Cost Structure: Capital Investment vs Operating Cost

The cost structure of electric flatbed carts and AGVs differs significantly, and this difference affects the economic justification for each technology. Electric flatbed carts have a lower capital cost—a basic electric flatbed cart costs significantly less than a basic AGV—but they have higher operating costs because they require human operators. AGVs have a higher capital cost—the vehicle itself is more expensive, and the navigation infrastructure adds additional cost—but they have lower operating costs because they do not require operators for normal operation.

The economic crossover point—the application volume at which AGVs become more cost-effective than electric flatbed carts—depends on the specific cost parameters: the labor cost for operators, the cost of the AGV and its infrastructure, the operating hours per year, and the cost of downtime from equipment failures. For facilities in high-labor-cost regions, the crossover point occurs at lower transport volumes. For facilities in low-labor-cost regions, the crossover point occurs at higher transport volumes. A detailed economic analysis that accounts for all cost components over the equipment's life is necessary to determine which technology is more cost-effective for a specific application.

Flexibility and Scalability: Adapting to Changing Requirements

Electric flatbed carts are inherently more flexible than AGVs because they do not require fixed infrastructure. Adding a new transport route with electric flatbed carts requires only training an operator on the new route. Adding a new transport route with AGVs requires installing new guidance infrastructure, updating the control system software, and validating the new route. This flexibility advantage makes electric flatbed carts more suitable for facilities with changing layouts, variable production schedules, and frequent new product introductions.

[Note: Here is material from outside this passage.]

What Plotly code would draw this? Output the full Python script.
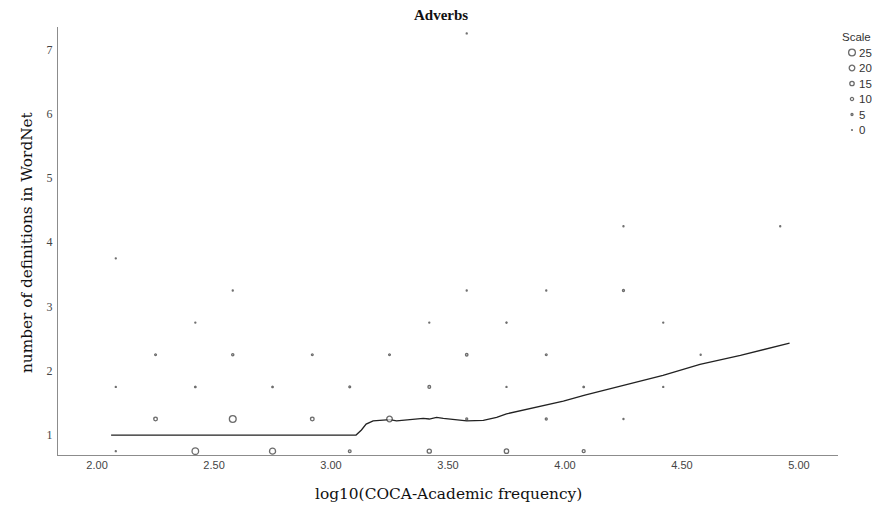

AGVs are more scalable than electric flatbed carts in high-volume applications because adding capacity requires only adding vehicles to the existing infrastructure. The navigation infrastructure—the magnetic tape, laser reflectors, or vision system—is shared among all AGVs in the fleet, so the marginal cost of adding an AGV is lower than the cost of the first AGV. Electric flatbed carts do not share infrastructure in the same way—each cart requires its own operator, and adding capacity requires adding both carts and operators. For facilities that anticipate significant growth in transport volume, AGVs may provide better scalability despite their higher initial cost.

Integration With Other Systems: The Automation Ecosystem

AGVs are designed to integrate with other automated systems—production scheduling systems, warehouse management systems, and building management systems—and this integration is one of their primary value propositions. An AGV fleet can receive transport orders directly from the production scheduling system, execute the transport autonomously, and report completion back to the scheduling system without human intervention. This integration enables fully automated material flow that responds dynamically to production requirements.

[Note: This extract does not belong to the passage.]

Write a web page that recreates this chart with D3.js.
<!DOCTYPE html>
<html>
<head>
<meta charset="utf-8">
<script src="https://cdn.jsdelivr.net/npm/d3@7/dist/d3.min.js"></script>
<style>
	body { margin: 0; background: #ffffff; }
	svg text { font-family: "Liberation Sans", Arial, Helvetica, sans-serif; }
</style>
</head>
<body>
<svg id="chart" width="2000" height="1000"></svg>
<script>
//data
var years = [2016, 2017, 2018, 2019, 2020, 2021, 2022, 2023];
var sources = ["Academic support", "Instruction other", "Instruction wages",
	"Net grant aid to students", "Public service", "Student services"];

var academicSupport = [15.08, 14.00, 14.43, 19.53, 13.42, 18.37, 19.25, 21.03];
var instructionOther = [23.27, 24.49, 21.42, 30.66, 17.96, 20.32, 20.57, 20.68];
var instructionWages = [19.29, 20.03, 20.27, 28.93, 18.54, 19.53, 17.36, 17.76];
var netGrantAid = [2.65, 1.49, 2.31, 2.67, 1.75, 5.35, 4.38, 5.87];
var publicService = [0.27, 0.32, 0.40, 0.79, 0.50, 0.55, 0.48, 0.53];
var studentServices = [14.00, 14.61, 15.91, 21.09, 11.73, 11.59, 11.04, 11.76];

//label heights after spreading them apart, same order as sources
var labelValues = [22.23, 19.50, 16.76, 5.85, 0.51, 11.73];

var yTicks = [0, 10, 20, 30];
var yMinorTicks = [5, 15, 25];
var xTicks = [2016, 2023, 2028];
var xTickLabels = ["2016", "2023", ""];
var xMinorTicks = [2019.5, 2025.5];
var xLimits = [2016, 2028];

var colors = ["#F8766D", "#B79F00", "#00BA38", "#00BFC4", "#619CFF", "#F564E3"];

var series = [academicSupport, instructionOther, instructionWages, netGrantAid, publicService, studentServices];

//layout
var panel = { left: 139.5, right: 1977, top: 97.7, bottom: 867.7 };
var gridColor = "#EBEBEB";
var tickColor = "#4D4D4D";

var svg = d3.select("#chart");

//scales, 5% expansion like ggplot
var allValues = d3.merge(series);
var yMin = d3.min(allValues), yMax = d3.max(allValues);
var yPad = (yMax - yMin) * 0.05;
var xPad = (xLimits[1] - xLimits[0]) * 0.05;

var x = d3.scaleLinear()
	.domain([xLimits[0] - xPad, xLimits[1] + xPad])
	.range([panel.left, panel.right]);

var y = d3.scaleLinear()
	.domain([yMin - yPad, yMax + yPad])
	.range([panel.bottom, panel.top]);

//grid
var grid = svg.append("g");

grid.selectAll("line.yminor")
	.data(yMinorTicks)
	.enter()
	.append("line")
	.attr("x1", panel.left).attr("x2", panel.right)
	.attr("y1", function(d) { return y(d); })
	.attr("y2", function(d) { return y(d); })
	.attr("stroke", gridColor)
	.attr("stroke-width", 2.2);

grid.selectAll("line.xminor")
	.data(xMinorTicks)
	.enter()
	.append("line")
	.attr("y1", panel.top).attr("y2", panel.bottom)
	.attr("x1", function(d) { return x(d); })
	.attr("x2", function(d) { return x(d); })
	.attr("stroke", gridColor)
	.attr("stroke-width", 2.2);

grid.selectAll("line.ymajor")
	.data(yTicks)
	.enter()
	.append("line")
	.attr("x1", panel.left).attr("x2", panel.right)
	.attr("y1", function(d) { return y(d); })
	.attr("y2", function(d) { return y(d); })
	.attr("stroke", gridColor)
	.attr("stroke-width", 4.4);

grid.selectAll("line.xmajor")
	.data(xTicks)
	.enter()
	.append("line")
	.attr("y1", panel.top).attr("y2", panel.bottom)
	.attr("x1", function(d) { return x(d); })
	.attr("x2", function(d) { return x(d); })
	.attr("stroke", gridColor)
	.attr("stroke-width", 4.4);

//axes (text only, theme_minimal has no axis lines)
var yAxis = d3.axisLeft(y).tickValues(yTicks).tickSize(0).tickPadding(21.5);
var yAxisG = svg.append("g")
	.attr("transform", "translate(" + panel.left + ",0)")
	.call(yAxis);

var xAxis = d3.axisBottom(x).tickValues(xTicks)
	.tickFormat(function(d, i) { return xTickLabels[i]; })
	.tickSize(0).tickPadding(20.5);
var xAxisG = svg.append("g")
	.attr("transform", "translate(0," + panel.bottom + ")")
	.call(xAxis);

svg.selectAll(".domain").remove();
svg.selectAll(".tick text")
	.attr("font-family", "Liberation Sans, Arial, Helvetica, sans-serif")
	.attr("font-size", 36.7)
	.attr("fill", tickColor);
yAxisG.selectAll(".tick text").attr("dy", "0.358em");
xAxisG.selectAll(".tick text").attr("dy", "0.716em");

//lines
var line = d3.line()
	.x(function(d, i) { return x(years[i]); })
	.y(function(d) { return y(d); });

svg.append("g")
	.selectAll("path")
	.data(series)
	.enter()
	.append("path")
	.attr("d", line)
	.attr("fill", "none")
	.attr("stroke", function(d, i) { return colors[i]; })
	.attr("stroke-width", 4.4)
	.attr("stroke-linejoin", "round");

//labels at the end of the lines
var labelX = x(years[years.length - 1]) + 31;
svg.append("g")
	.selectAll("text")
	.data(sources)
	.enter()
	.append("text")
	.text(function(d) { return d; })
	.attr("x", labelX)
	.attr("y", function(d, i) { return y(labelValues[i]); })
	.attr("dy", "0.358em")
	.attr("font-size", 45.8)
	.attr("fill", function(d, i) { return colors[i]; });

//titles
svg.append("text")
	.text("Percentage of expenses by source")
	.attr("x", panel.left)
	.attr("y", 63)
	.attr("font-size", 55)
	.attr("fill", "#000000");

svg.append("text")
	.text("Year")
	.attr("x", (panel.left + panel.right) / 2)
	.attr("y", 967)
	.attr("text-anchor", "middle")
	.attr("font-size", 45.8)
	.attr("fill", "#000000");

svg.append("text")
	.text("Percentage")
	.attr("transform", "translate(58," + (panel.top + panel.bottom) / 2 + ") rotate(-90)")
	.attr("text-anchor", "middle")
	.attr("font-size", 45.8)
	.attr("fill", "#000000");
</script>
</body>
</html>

Electric flatbed carts can also integrate with other systems, but the integration is less direct. A production scheduling system can generate transport orders that are communicated to cart operators through a mobile device or a terminal, and the operators execute the transport manually. This human-in-the-loop integration provides less automation than AGV integration but may be adequate for applications where full automation is not required or where the cost of full automation is not justified. The choice between AGV and electric flatbed cart integration depends on the level of automation required and the economic justification for that level of automation.